Sunday, March 15, 6pm
What is wealth? Can there be a definition that moves beyond the superficiality of cash accumulation? Who is embracing a new definition? Using data collected form ethnographic work conducted in Maya villages in the lowland rainforests of Belize, social anthropologist Kristina Baines presents thoughts on the movement between a traditional reciprocal labor system to a cash economy, and back again. Outlining the details of the Maya reciprocal labor system, which uses a day’s work as currency to trade for a day’s work of another community member, Kristina discusses what it means in terms of health, heritage and future to use a cash-less system. As part of Proteus’ ongoing exploration of COMMERCE, Kristina questions our understandings of poverty and wealth, the linear perception of “development” and how we put alternatives to capital into “communal” or “fringe” boxes. What lessons can these traditional systems teach us about commerce in our communities when we recast ideas about heritage in the present?

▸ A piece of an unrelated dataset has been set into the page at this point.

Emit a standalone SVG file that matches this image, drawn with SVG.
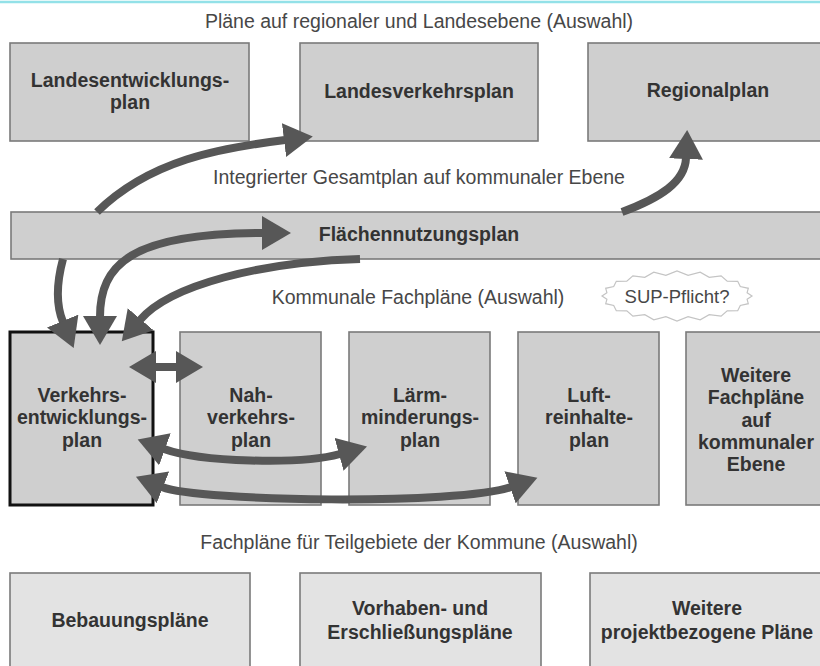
<svg xmlns="http://www.w3.org/2000/svg" width="820" height="666" viewBox="0 0 820 666">
<style>
.box{fill:#cfcfcf;stroke:#7a7a7a;stroke-width:1.6}
.lbox{fill:#e3e3e3;stroke:#7a7a7a;stroke-width:1.6}
.main{fill:#cfcfcf;stroke:#111;stroke-width:3}
.bt{font-family:"Liberation Sans",Arial,sans-serif;font-weight:bold;font-size:19.5px;fill:#333;text-anchor:middle}
.lab{font-family:"Liberation Sans",Arial,sans-serif;font-size:19.5px;fill:#474747;text-anchor:middle}
.arr{fill:none;stroke:#575757;stroke-width:8}
</style>
<defs>
<marker id="ah" markerUnits="userSpaceOnUse" markerWidth="30" markerHeight="34" refX="1" refY="17" orient="auto-start-reverse" viewBox="0 0 30 34"><path d="M0,0 L29,17 L0,34 z" fill="#575757"/></marker>
<marker id="ahs" markerUnits="userSpaceOnUse" markerWidth="28" markerHeight="32" refX="1" refY="16" orient="auto-start-reverse" viewBox="0 0 28 32"><path d="M0,0 L27,16 L0,32 z" fill="#575757"/></marker>
</defs>
<rect width="820" height="666" fill="#fff"/>
<line x1="0" y1="2" x2="820" y2="2" stroke="#93e1e8" stroke-width="2.5"/>

<g id="labels">
<text class="lab" x="419" y="28">Pläne auf regionaler und Landesebene (Auswahl)</text>
<text class="lab" x="419" y="184">Integrierter Gesamtplan auf kommunaler Ebene</text>
<text class="lab" x="418" y="304">Kommunale Fachpläne (Auswahl)</text>
<text class="lab" x="419" y="549">Fachpläne für Teilgebiete der Kommune (Auswahl)</text>
</g>

<g id="landesentwicklungsplan"><rect class="box" x="10" y="43" width="239" height="98"/><text class="bt" x="130" y="87">Landesentwicklungs-</text><text class="bt" x="130" y="109">plan</text></g>
<g id="landesverkehrsplan"><rect class="box" x="300" y="43" width="238" height="98"/><text class="bt" x="419" y="98">Landesverkehrsplan</text></g>
<g id="regionalplan"><rect class="box" x="588" y="43" width="245" height="98"/><text class="bt" x="708" y="97">Regionalplan</text></g>

<g id="flaechennutzungsplan"><rect class="box" x="11" y="212" width="822" height="47"/><text class="bt" x="419" y="241">Flächennutzungsplan</text></g>

<g id="sup">
<polygon points="752,296 747.1,299.3 748.3,303.7 740.3,305.5 737.7,310.7 727.2,310.8 721.1,316.2 709.2,314.7 700.2,319.8 688.1,316.7 677,321 665.9,316.7 653.8,319.8 644.8,314.7 632.9,316.2 626.8,310.8 616.3,310.7 613.7,305.5 605.7,303.7 606.9,299.3 602,296 606.9,292.7 605.7,288.3 613.7,286.5 616.3,281.3 626.8,281.2 632.9,275.8 644.8,277.3 653.8,272.2 665.9,275.3 677,271 688.1,275.3 700.2,272.2 709.2,277.3 721.1,275.8 727.2,281.2 737.7,281.3 740.3,286.5 748.3,288.3 747.1,292.7" fill="#fff" stroke="#c4c4c4" stroke-width="1.2"/>
<text class="lab" x="677" y="303" style="font-size:18.5px">SUP-Pflicht?</text>
</g>

<g id="verkehrsentwicklungsplan"><rect class="main" x="10" y="332" width="143" height="173"/><text class="bt" x="82" y="402">Verkehrs-</text><text class="bt" x="82" y="424">entwicklungs-</text><text class="bt" x="82" y="447">plan</text></g>
<g id="nahverkehrsplan"><rect class="box" x="180" y="332" width="141" height="173"/><text class="bt" x="251" y="402">Nah-</text><text class="bt" x="251" y="424">verkehrs-</text><text class="bt" x="251" y="447">plan</text></g>
<g id="laermminderungsplan"><rect class="box" x="349" y="332" width="141" height="173"/><text class="bt" x="420" y="402">Lärm-</text><text class="bt" x="420" y="424">minderungs-</text><text class="bt" x="420" y="447">plan</text></g>
<g id="luftreinhalteplan"><rect class="box" x="518" y="332" width="141" height="173"/><text class="bt" x="589" y="402">Luft-</text><text class="bt" x="589" y="424">reinhalte-</text><text class="bt" x="589" y="447">plan</text></g>
<g id="weitere-fachplaene"><rect class="box" x="686" y="332" width="141" height="173"/><text class="bt" x="756" y="382">Weitere</text><text class="bt" x="756" y="404">Fachpläne</text><text class="bt" x="756" y="427">auf</text><text class="bt" x="756" y="449">kommunaler</text><text class="bt" x="756" y="471">Ebene</text></g>

<g id="bebauungsplaene"><rect class="lbox" x="10" y="573" width="240" height="100"/><text class="bt" x="130" y="627">Bebauungspläne</text></g>
<g id="vorhabenplaene"><rect class="lbox" x="300" y="573" width="241" height="100"/><text class="bt" x="420" y="615">Vorhaben- und</text><text class="bt" x="420" y="639">Erschließungspläne</text></g>
<g id="weitere-projektplaene"><rect class="lbox" x="590" y="573" width="240" height="100"/><text class="bt" x="707" y="615">Weitere</text><text class="bt" x="707" y="639">projektbezogene Pläne</text></g>

<g id="connectors">
<path class="arr" d="M97 212 C150 160 220 148 285 140" marker-end="url(#ah)"/>
<path class="arr" d="M622 212 C660 198 685 182 686 158" marker-end="url(#ah)"/>
<path class="arr" d="M100 317 C100 265 130 233 263 233" marker-start="url(#ah)" marker-end="url(#ah)"/>
<path class="arr" d="M63 259 C56 285 56 305 63 322" marker-end="url(#ah)"/>
<path class="arr" d="M360 259 C260 262 170 285 140 320" marker-end="url(#ah)"/>
<path class="arr" d="M155 367 L177 367" marker-start="url(#ahs)" marker-end="url(#ahs)"/>
<path class="arr" d="M164 449 C200 462 300 465 340 454" marker-start="url(#ah)" marker-end="url(#ah)"/>
<path class="arr" d="M162 487 C200 502 460 505 511 487" marker-start="url(#ah)" marker-end="url(#ah)"/>
</g>
</svg>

Kristina Baines is a social anthropologist on a mission to uncover ecological connections to health and happiness. She works with Maya communities in the Toledo District, Belize and in the US, and has collaboratively developed environmental and cultural heritage educational materials based on local research (www.teacha.com). She hopes, through the use of technology, to promote the wide dissemination of anthropological ideas and their applications (www.coolanthropology.com). She is currently an Assistant Professor of Anthropology and Faculty for Academic Technology with the City University of New York at Guttman Community College in New York City.